* _Instructions to follow_: Retype only what runs from the first line of the listing to the line holding "plt.rcParams['font.family'] = ['Liberation", both included. Do not retype the pictures.

* _Given information_:
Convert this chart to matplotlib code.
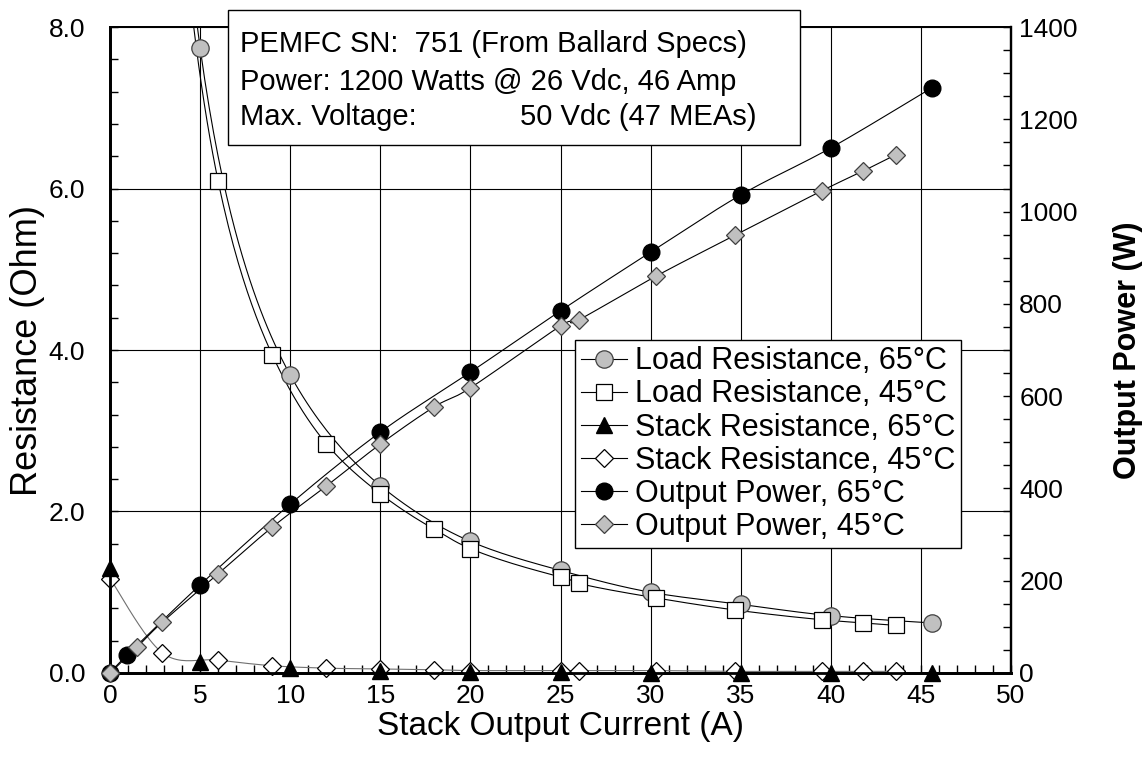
import numpy as np
import matplotlib
matplotlib.use('Agg')
import matplotlib.pyplot as plt
from matplotlib.ticker import MultipleLocator, FormatStrFormatter
from matplotlib.lines import Line2D
from matplotlib.patches import Rectangle

plt.rcParams['font.family'] = ['Liberation Sans', 'DejaVu Sans']

# ---- data (current in A) ----
load65_i = [0.95, 5, 10, 15, 20, 25, 30, 35, 40, 45.6]
load65_r = [43.0, 7.74, 3.69, 2.32, 1.63, 1.27, 1.00, 0.85, 0.71, 0.62]
load45_i = [1.5, 2.9, 6, 9, 12, 15, 18, 20, 25, 26, 30.3, 34.7, 39.5, 41.8, 43.6]
load45_r = [25.0, 13.1, 6.09, 3.94, 2.84, 2.22, 1.78, 1.54, 1.19, 1.11, 0.93, 0.78, 0.66, 0.62, 0.59]
stack65_i = [0, 5, 10, 15, 20, 25, 30, 35, 40, 45.6]
stack65_r = [1.30, 0.14, 0.06, 0.02, 0.01, 0.01, 0.0, 0.0, 0.0, 0.0]
stack45_i = [0, 2.9, 6, 9, 12, 15, 18, 20, 25, 26, 30.3, 34.7, 39.5, 41.8, 43.6]
stack45_r = [1.17, 0.25, 0.16, 0.09, 0.06, 0.05, 0.04, 0.03, 0.03, 0.03, 0.03, 0.02, 0.02, 0.02, 0.02]
power65_i = [0, 0.95, 5, 10, 15, 20, 25, 30, 35, 40, 45.6]
power65_w = [0, 39, 191, 366, 522, 652, 785, 912, 1036, 1138, 1268]
power45_i = [0, 1.5, 2.9, 6, 9, 12, 15, 18, 20, 25, 26, 30.3, 34.7, 39.5, 41.8, 43.6]
power45_w = [0, 56, 110, 215, 316, 405, 496, 577, 618, 752, 765, 860, 949, 1045, 1088, 1123]

labels = ['Load Resistance, 65°C', 'Load Resistance, 45°C',
          'Stack Resistance, 65°C', 'Stack Resistance, 45°C',
          'Output Power, 65°C', 'Output Power, 45°C']
info_lines = ['PEMFC SN:  751 (From Ballard Specs)',
              'Power: 1200 Watts @ 26 Vdc, 46 Amp',
              'Max. Voltage:', '50 Vdc (47 MEAs)']


def smooth_path(xs, ys, loglog=False, n=24):
    """Catmull-Rom style smoothed line through the data points (line style only)."""
    x = np.asarray(xs, float)
    y = np.asarray(ys, float)
    if loglog:
        x, y = np.log(x), np.log(y)
    P = np.column_stack([x, y])
    ext = np.vstack([P[0], P, P[-1]])
    out = []
    t = np.linspace(0, 1, n)[:, None]
    for k in range(1, len(ext) - 2):
        p0, p1, p2, p3 = ext[k - 1], ext[k], ext[k + 1], ext[k + 2]
        c1 = p1 + (p2 - p0) / 6.0
        c2 = p2 - (p3 - p1) / 6.0
        seg = ((1 - t) ** 3) * p1 + 3 * ((1 - t) ** 2) * t * c1 + 3 * (1 - t) * t ** 2 * c2 + t ** 3 * p2
        out.append(seg if k == 1 else seg[1:])
    out = np.vstack(out)
    if loglog:
        out = np.exp(out)
    return out[:, 0], out[:, 1]


fig = plt.figure(figsize=(11.44, 7.74), dpi=100)
fig.subplots_adjust(left=0.0962, right=0.8837, bottom=0.1305, top=0.9651)
ax = fig.add_subplot(111)
ax2 = ax.twinx()

LW = 0.8
gray = '#c0c0c0'
edge_gray = '#404040'

# smoothed connecting lines
ax.plot(*smooth_path(load65_i, load65_r, loglog=True), color='black', lw=LW, zorder=3)
ax.plot(*smooth_path(load45_i, load45_r, loglog=True), color='black', lw=LW, zorder=3)
ax.plot(*smooth_path(stack45_i, stack45_r), color='#707070', lw=LW, zorder=3)
ax2.plot(*smooth_path(power65_i, power65_w), color='black', lw=LW, zorder=2)
ax2.plot(*smooth_path(power45_i, power45_w), color='black', lw=LW, zorder=2)

# markers
ax.plot(load65_i, load65_r, ls='none', marker='o', ms=12.5,
        mfc=gray, mec=edge_gray, mew=0.9, zorder=4)
ax.plot(load45_i, load45_r, ls='none', marker='s', ms=12,
        mfc='white', mec='black', mew=0.9, zorder=5)
ax.plot(stack45_i, stack45_r, ls='none', marker='D', ms=9,
        mfc='white', mec='black', mew=0.9, zorder=6, clip_on=False)
ax.plot(stack65_i, stack65_r, ls='none', marker='^', ms=12,
        mfc='black', mec='black', zorder=7, clip_on=False)
ax2.plot(power65_i, power65_w, ls='none', marker='o', ms=12,
         mfc='black', mec='black', zorder=3, clip_on=False)
ax2.plot(power45_i, power45_w, ls='none', marker='D', ms=9.5,
         mfc=gray, mec=edge_gray, mew=0.9, zorder=4, clip_on=False)

# legend proxies
h1 = Line2D([], [], color='black', lw=LW, marker='o', ms=12.5, mfc=gray, mec=edge_gray, mew=0.9)
h2 = Line2D([], [], color='black', lw=LW, marker='s', ms=12, mfc='white', mec='black', mew=0.9)
h3 = Line2D([], [], color='black', lw=LW, marker='^', ms=12, mfc='black', mec='black')
h4 = Line2D([], [], color='black', lw=LW, marker='D', ms=9, mfc='white', mec='black', mew=0.9)
h5 = Line2D([], [], color='black', lw=LW, marker='o', ms=12, mfc='black', mec='black')
h6 = Line2D([], [], color='black', lw=LW, marker='D', ms=9.5, mfc=gray, mec=edge_gray, mew=0.9)

ax.set_xlim(0, 50)
ax.set_ylim(0, 8)
ax2.set_ylim(0, 1400)

ax.xaxis.set_major_locator(MultipleLocator(5))
ax.xaxis.set_minor_locator(MultipleLocator(1))
ax.yaxis.set_major_locator(MultipleLocator(2))
ax.yaxis.set_minor_locator(MultipleLocator(0.4))
ax.yaxis.set_major_formatter(FormatStrFormatter('%.1f'))
ax2.yaxis.set_major_locator(MultipleLocator(200))
ax2.yaxis.set_minor_locator(MultipleLocator(50))

ax.grid(which='major', color='black', lw=0.8)
ax.set_axisbelow(True)

TS = 19
ax.tick_params(axis='x', which='both', direction='in', top=False, labelsize=TS, pad=8)
ax.tick_params(axis='x', which='both', length=6, width=1)
ax.tick_params(axis='y', which='both', direction='in', right=False, labelsize=TS, pad=18)
ax.tick_params(axis='y', which='both', length=6, width=1)
ax2.tick_params(axis='y', which='both', direction='in', labelsize=TS, pad=6)
ax2.tick_params(axis='y', which='both', length=6, width=1)

for a in (ax, ax2):
    a.spines['left'].set_linewidth(2.0)
    a.spines['bottom'].set_linewidth(2.0)
    a.spines['right'].set_linewidth(1.6)
    a.spines['top'].set_linewidth(1.4)

ax.set_xlabel('Stack Output Current (A)', fontsize=24, labelpad=2)
ax.set_ylabel('Resistance (Ohm)', fontsize=26)
ax.yaxis.set_label_coords(-0.072, 0.5)
ax2.set_ylabel('Output Power (W)', fontsize=22, fontweight='bold')
ax2.yaxis.set_label_coords(1.113, 0.5)

leg = ax2.legend([h1, h2, h3, h4, h5, h6], labels, loc='upper left',
                 bbox_to_anchor=(0.516, 0.515), fontsize=22, frameon=True,
                 fancybox=False, edgecolor='black', framealpha=1,
                 handlelength=1.5, handletextpad=0.25, labelspacing=0.1,
                 borderpad=0.2, borderaxespad=0)
leg.get_frame().set_linewidth(1.0)
leg.set_zorder(20)

# info box
W, H = 1144.0, 774.0
rect = Rectangle((228 / W, 1 - 145 / H), 572 / W, 135 / H, transform=fig.transFigure,
                 facecolor='white', edgecolor='black', lw=1.0, zorder=10)
fig.add_artist(rect)
fig.text(240 / W, 1 - 44 / H, info_lines[0], fontsize=21, va='center', ha='left', zorder=11)
fig.text(240 / W, 1 - 82 / H, info_lines[1], fontsize=21, va='center', ha='left', zorder=11)
fig.text(240 / W, 1 - 117 / H, info_lines[2], fontsize=21, va='center', ha='left', zorder=11)
fig.text(757 / W, 1 - 117 / H, info_lines[3], fontsize=21, va='center', ha='right', zorder=11)

fig.savefig('out.png', dpi=100)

* _Output of the task_:
Convert this chart to matplotlib code.
import numpy as np
import matplotlib
matplotlib.use('Agg')
import matplotlib.pyplot as plt
from matplotlib.ticker import MultipleLocator, FormatStrFormatter
from matplotlib.lines import Line2D
from matplotlib.patches import Rectangle

plt.rcParams['font.family'] = ['Liberation Sans', 'DejaVu Sans']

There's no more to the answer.